1) Define the blast radius
- List every possible external side effect: emails, tickets, CRM writes, database updates, refunds, permission changes, code pushes.
- For each side effect, define “allowed,” “allowed with approval,” and “never.” Write it down.

2) Put a contract between the model and the system
- Require structured output (schema-based JSON or tool calls).
- Validate inputs: enums, max lengths, required fields, and unknown-field rejection.
- Reject on schema failure and route to a safe fallback (human review or no-op).
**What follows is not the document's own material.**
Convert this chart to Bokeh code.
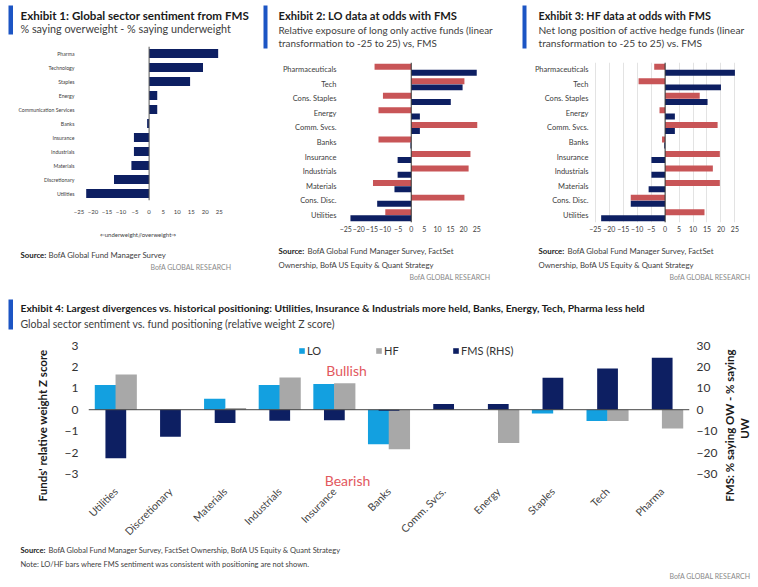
import math
from bokeh.plotting import figure
from bokeh.models import (Label, Span, Range1d, FactorRange, LinearAxis, Legend, LegendItem,
                          BoxAnnotation, ColumnDataSource, FixedTicker)
from bokeh.transform import dodge
from bokeh.layouts import column, row
from bokeh.embed import file_html
from bokeh.resources import INLINE

# ---------------- data ----------------
cats1 = ["Pharma", "Technology", "Staples", "Energy", "Communication Services", "Banks",
         "Insurance", "Industrials", "Materials", "Discretionary", "Utilities"]
fms1 = [24.6, 19.2, 14.6, 2.9, 2.9, -0.7, -5.4, -5.4, -6.3, -12.5, -22.4]

cats23 = ["Pharmaceuticals", "Tech", "Cons. Staples", "Energy", "Comm. Svcs.", "Banks",
          "Insurance", "Industrials", "Materials", "Cons. Disc.", "Utilities"]
lo2 = [-14.0, 20.3, -10.8, -12.5, 25.2, -12.5, 22.6, 21.9, -14.6, 20.3, -9.9]
fms2 = [25.0, 19.6, 15.1, 3.3, 3.3, -0.3, -5.2, -5.2, -6.4, -13.0, -23.2]
hf3 = [-3.9, -9.5, 12.4, -2.0, 18.8, -1.1, 19.6, 17.1, 19.6, -12.3, 14.1]
fms3 = [25.0, 20.0, 15.2, 3.5, 3.5, -0.3, -4.9, -4.9, -5.9, -12.3, -22.9]

cats4 = ["Utilities", "Discretionary", "Materials", "Industrials", "Insurance", "Banks",
         "Comm. Svcs.", "Energy", "Staples", "Tech", "Pharma"]
lo4 = [1.15, None, 0.51, 1.15, 1.20, -1.62, None, None, -0.18, -0.53, None]
hf4 = [1.65, None, 0.08, 1.51, 1.24, -1.85, None, -1.55, None, -0.53, -0.88]
fms4 = [-22.7, -12.6, -6.2, -5.2, -4.9, -0.5, 2.7, 2.7, 14.9, 19.3, 24.3]

ticks_pm25 = [-25, -20, -15, -10, -5, 0, 5, 10, 15, 20, 25]
ticks_z = [-3, -2, -1, 0, 1, 2, 3]
ticks_rhs = [-30, -20, -10, 0, 10, 20, 30]

# ---------------- style ----------------
FONT = "Lato"
NAVY = "#0d1f62"
RED = "#c85557"
LBLUE = "#13a0e0"
GRAY = "#a8a8a8"
ACCENT = "#1c55c4"
TXT = "#1a1a1a"
SUB = "#404040"
LIGHT = "#8a8a8a"


def nan(v):
    return [float("nan") if x is None else x for x in v]


def text_fig(w, h):
    p = figure(width=w, height=h, output_backend="svg", toolbar_location=None,
               x_axis_type=None, y_axis_type=None, min_border=0,
               x_range=Range1d(0, 1), y_range=Range1d(0, 1))
    p.outline_line_color = None
    p.xgrid.grid_line_color = None
    p.ygrid.grid_line_color = None
    p.background_fill_color = "white"
    p.border_fill_color = "white"
    p._h = h
    return p


def plot_fig(w, h, fl, ft, fw, fh, **kw):
    p = figure(width=w, height=h, output_backend="svg", toolbar_location=None,
               min_border_left=fl, min_border_top=ft, min_border_right=w - fl - fw,
               min_border_bottom=h - ft - fh, **kw)
    p.outline_line_color = None
    p.background_fill_color = "white"
    p.border_fill_color = "white"
    p.xgrid.grid_line_color = None
    p.ygrid.grid_line_color = None
    return p


def t(p, cx, cy, text, size, color=TXT, style="normal", align="left", angle=0.0):
    # cx, cy: pixel position inside a text-only figure, measured from its top-left corner
    p.add_layout(Label(x=cx, y=p._h - cy, x_units="screen", y_units="screen", text=text,
                       text_font=FONT, text_font_size=f"{size}px", text_color=color,
                       text_font_style=style, text_align=align, text_baseline="middle",
                       angle=angle))


def accent(p, x0, x1, y0, y1):
    p.add_layout(BoxAnnotation(left=x0, right=x1, top=p._h - y0, bottom=p._h - y1,
                               left_units="screen", right_units="screen",
                               top_units="screen", bottom_units="screen",
                               fill_color=ACCENT, fill_alpha=1, line_color=None))


def clean_axis(ax, size, color=SUB):
    ax.axis_line_color = None
    ax.major_tick_line_color = None
    ax.minor_tick_line_color = None
    ax.major_tick_out = 0
    ax.major_tick_in = 0
    ax.minor_tick_out = 0
    ax.minor_tick_in = 0
    ax.major_label_text_font = FONT
    ax.major_label_text_color = color
    ax.major_label_text_font_size = f"{size}px"


def stack(*figs):
    # each figure wrapped on its own so that Bokeh does not align their frames
    return column(*[column(f, spacing=0) for f in figs], spacing=0)


# ---------------- Exhibit 1 ----------------
h1 = text_fig(262, 44)
accent(h1, 8, 12.5, 5, 34)
t(h1, 20, 15, "Exhibit 1: Global sector sentiment from FMS", 11.6, TXT, "bold")
t(h1, 20, 27.5, "% saying overweight - % saying underweight", 10.8, SUB)

p1 = plot_fig(262, 178, 77, 2, 146, 154,
              y_range=FactorRange(factors=cats1[::-1], range_padding=0),
              x_range=Range1d(-25.5, 26.5))
src1 = ColumnDataSource(dict(cat=cats1, val=fms1))
p1.hbar(y="cat", right="val", left=0, height=0.66, source=src1, fill_color=NAVY, line_color=None)
p1.add_layout(Span(location=0, dimension="height", line_color="#555555", line_width=1))
clean_axis(p1.xaxis[0], 6)
clean_axis(p1.yaxis[0], 5.2)
p1.xaxis.ticker = FixedTicker(ticks=ticks_pm25)
p1.xaxis.major_label_standoff = 9
p1.yaxis.major_label_standoff = 3

f1 = text_fig(262, 70)
t(f1, 137.5, 12, "\u21d0underweight//overweight\u21d2", 6, SUB, align="center")
t(f1, 20, 32, "Source:", 7.8, TXT, "bold")
t(f1, 48, 32, "BofA Global Fund Manager Survey", 7.8, SUB)
t(f1, 231, 44.7, "BofA GLOBAL RESEARCH", 7, LIGHT, align="right")

col1 = stack(h1, p1, f1)


# ---------------- Exhibits 2 & 3 ----------------
def pair_panel(W, L, FW, xr, vals_red, vals_blue, title, sub1, sub2, acc_x, tx, grid, rx, tsize, ssize):
    head = text_fig(W, 58)
    accent(head, acc_x, acc_x + 4, 5, 48)
    t(head, tx, 15, title, tsize, TXT, "bold")
    t(head, tx, 29.3, sub1, ssize, SUB)
    t(head, tx, 42.7, sub2, ssize, SUB)

    p = plot_fig(W, 180, L, 4, FW, 160,
                 y_range=FactorRange(factors=cats23[::-1], range_padding=0),
                 x_range=Range1d(*xr))
    src = ColumnDataSource(dict(cat=cats23, red=vals_red, blue=vals_blue))
    if grid:
        p.xgrid.grid_line_color = "#e3e3e3"
        p.xgrid.grid_line_width = 1
    p.hbar(y=dodge("cat", 0.21, range=p.y_range), right="red", left=0, height=0.41,
           source=src, fill_color=RED, line_color=None)
    p.hbar(y=dodge("cat", -0.21, range=p.y_range), right="blue", left=0, height=0.41,
           source=src, fill_color=NAVY, line_color=None)
    p.add_layout(Span(location=0, dimension="height", line_color="#333333", line_width=1))
    clean_axis(p.xaxis[0], 7)
    clean_axis(p.yaxis[0], 7.5)
    p.xaxis.ticker = FixedTicker(ticks=ticks_pm25)
    p.xaxis.major_label_standoff = 3
    p.yaxis.major_label_standoff = 4

    foot = text_fig(W, 54)
    t(foot, tx, 12.7, "Source:", 7.8, TXT, "bold")
    t(foot, tx + 29, 12.7, "BofA Global Fund Manager Survey, FactSet", 7.8, SUB)
    t(foot, tx, 26, "Ownership, BofA US Equity & Quant Strategy", 7.8, SUB)
    t(foot, rx, 38, "BofA GLOBAL RESEARCH", 7, LIGHT, align="right")
    return stack(head, p, foot)


col2 = pair_panel(258, 78, 142, (-27.0, 27.2), lo2, fms2,
                  "Exhibit 2: LO data at odds with FMS",
                  "Relative exposure of long only active funds (linear",
                  "transformation to -25 to 25) vs, FMS", 1, 16, False, 228, 11.2, 9.9)
col3 = pair_panel(238, 72, 148, (-26.0, 27.0), hf3, fms3,
                  "Exhibit 3: HF data at odds with FMS",
                  "Net long position of active hedge funds (linear",
                  "transformation to -25 to 25) vs. FMS", 2, 18, True, 230, 10.8, 10.2)

# ---------------- Exhibit 4 ----------------
h4 = text_fig(758, 41)
accent(h4, 8, 12.5, 7, 37)
t(h4, 20, 15.3,
  "Exhibit 4: Largest divergences vs. historical positioning: Utilities, Insurance & Industrials more held, Banks, Energy, Tech, Pharma less held",
  10.3, TXT, "bold")
t(h4, 20, 31.3, "Global sector sentiment vs. fund positioning (relative weight Z score)", 10.5, SUB)

EXT = 15.0 / 22.0  # extra room below -3 so that the "Bearish" note sits inside the frame
l4 = text_fig(58, 211)
t(l4, 42, 92, "Funds' relative weight Z score", 11.5, TXT, "bold", align="center", angle=math.pi / 2)

p4 = plot_fig(662, 211, 30, 12, 602, 146,
              x_range=FactorRange(factors=cats4, range_padding=0),
              y_range=Range1d(-3 - EXT, 3))
p4.extra_y_ranges = {"rhs": Range1d(-30 - 10 * EXT, 30)}
src4 = ColumnDataSource(dict(cat=cats4, lo=nan(lo4), hf=nan(hf4), fms=fms4))
r_lo = p4.vbar(x=dodge("cat", -0.19, range=p4.x_range), top="lo", bottom=0, width=0.39,
               source=src4, fill_color=LBLUE, line_color=None)
r_hf = p4.vbar(x=dodge("cat", 0.19, range=p4.x_range), top="hf", bottom=0, width=0.39,
               source=src4, fill_color=GRAY, line_color=None)
r_fms = p4.vbar(x="cat", top="fms", bottom=0, width=0.38, source=src4,
                fill_color=NAVY, line_color=None, y_range_name="rhs")
p4.add_layout(Span(location=0, dimension="width", line_color="#444444", line_width=1))
rax = LinearAxis(y_range_name="rhs")
p4.add_layout(rax, "right")
clean_axis(p4.yaxis[0], 12, "#333333")
clean_axis(rax, 12, "#333333")
clean_axis(p4.xaxis[0], 10.5, "#444444")
p4.yaxis[0].ticker = FixedTicker(ticks=ticks_z)
p4.yaxis[0].major_label_standoff = 10
rax.ticker = FixedTicker(ticks=ticks_rhs)
rax.major_label_standoff = 7
p4.xaxis.major_label_orientation = math.pi / 4
p4.xaxis.major_label_standoff = 1


def add_leg(r, label, x):
    p4.add_layout(Legend(items=[LegendItem(label=label, renderers=[r])], location=(x, 131),
                         orientation="horizontal", border_line_color=None,
                         background_fill_alpha=0, padding=0, margin=0, spacing=0,
                         glyph_width=7, glyph_height=7, label_standoff=2, label_height=12,
                         label_text_font=FONT, label_text_font_size="11px",
                         label_text_color="#333333"))


add_leg(r_lo, "LO", 298 - 88)
add_leg(r_hf, "HF", 375 - 88)
add_leg(r_fms, "FMS (RHS)", 452 - 88)
p4.add_layout(Label(x=258, y=117.7, x_units="screen", y_units="screen", text="Bullish",
                    text_font=FONT, text_font_size="14px", text_color="#e2585e",
                    text_align="center", text_baseline="middle"))
p4.add_layout(Label(x=259, y=8, x_units="screen", y_units="screen", text="Bearish",
                    text_font=FONT, text_font_size="14px", text_color="#e2585e",
                    text_align="center", text_baseline="middle"))

r4 = text_fig(38, 211)
t(r4, 9, 92, "FMS: % saying OW - % saying", 11.5, TXT, "bold", align="center", angle=math.pi / 2)
t(r4, 23.5, 95, "UW", 11.5, TXT, "bold", align="center", angle=math.pi / 2)

f4 = text_fig(758, 43)
t(f4, 20, 6, "Source:", 7.5, TXT, "bold")
t(f4, 48, 6, "BofA Global Fund Manager Survey, FactSet Ownership,  BofA US Equity & Quant Strategy", 7.5, SUB)
t(f4, 20, 20, "Note: LO/HF bars where FMS sentiment was consistent  with positioning are not shown.", 7.5, SUB)
t(f4, 750, 31, "BofA GLOBAL RESEARCH", 7, LIGHT, align="right")

top = row(col1, col2, col3, spacing=0)
mid = row(column(l4), column(p4), column(r4), spacing=0)
layout = column(top, column(h4), mid, column(f4), spacing=0)
open("out.html", "w").write(file_html(layout, INLINE))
3) Build deterministic executors for tools
- Each tool wrapper enforces: authentication, tenant boundaries, least privilege, rate limits.
- Add idempotency keys so retries don’t duplicate side effects.
- Make tools return typed results and error codes (not prose).

4) Treat retrieval (RAG) like a dependency
- Log ingestion versions, embedding model/version, and chunking strategy.
- Log retrieval traces: query, filters, top-k doc IDs, and scores.
- Require citations and store cited spans; block answers that go beyond retrieved sources for high-stakes endpoints.

5) Evals are a shipping gate, not a dashboard
- Maintain a small, representative test set of real tasks and edge cases.
- Run evals on every change: prompt, model, retrieval params, embedding model, tool wrappers.
- Track regressions by category: schema validity, tool misuse attempts, groundedness, refusal correctness.

6) Observability and replay
- Log: user/tenant, prompt (or prompt template + variables), retrieved docs, tool calls, model identifier, and final action.
- Make it replayable: you should be able to reproduce a failure with the same inputs.

7) Fallbacks and escalation
- Define when the system refuses, asks clarifying questions, or escalates to a human.
- Add circuit breakers: disable specific tools or endpoints quickly without redeploying.

8) Model/provider changes
- Pin versions where possible.
- Assume drift anyway: schedule periodic eval runs against production-like traffic samples.
- Design so model swaps don’t change tool contracts.

If you can’t answer “what did the model see, what did it call, and why did the system allow it,” you don’t have an AI product—you have an incident waiting for a calendar invite.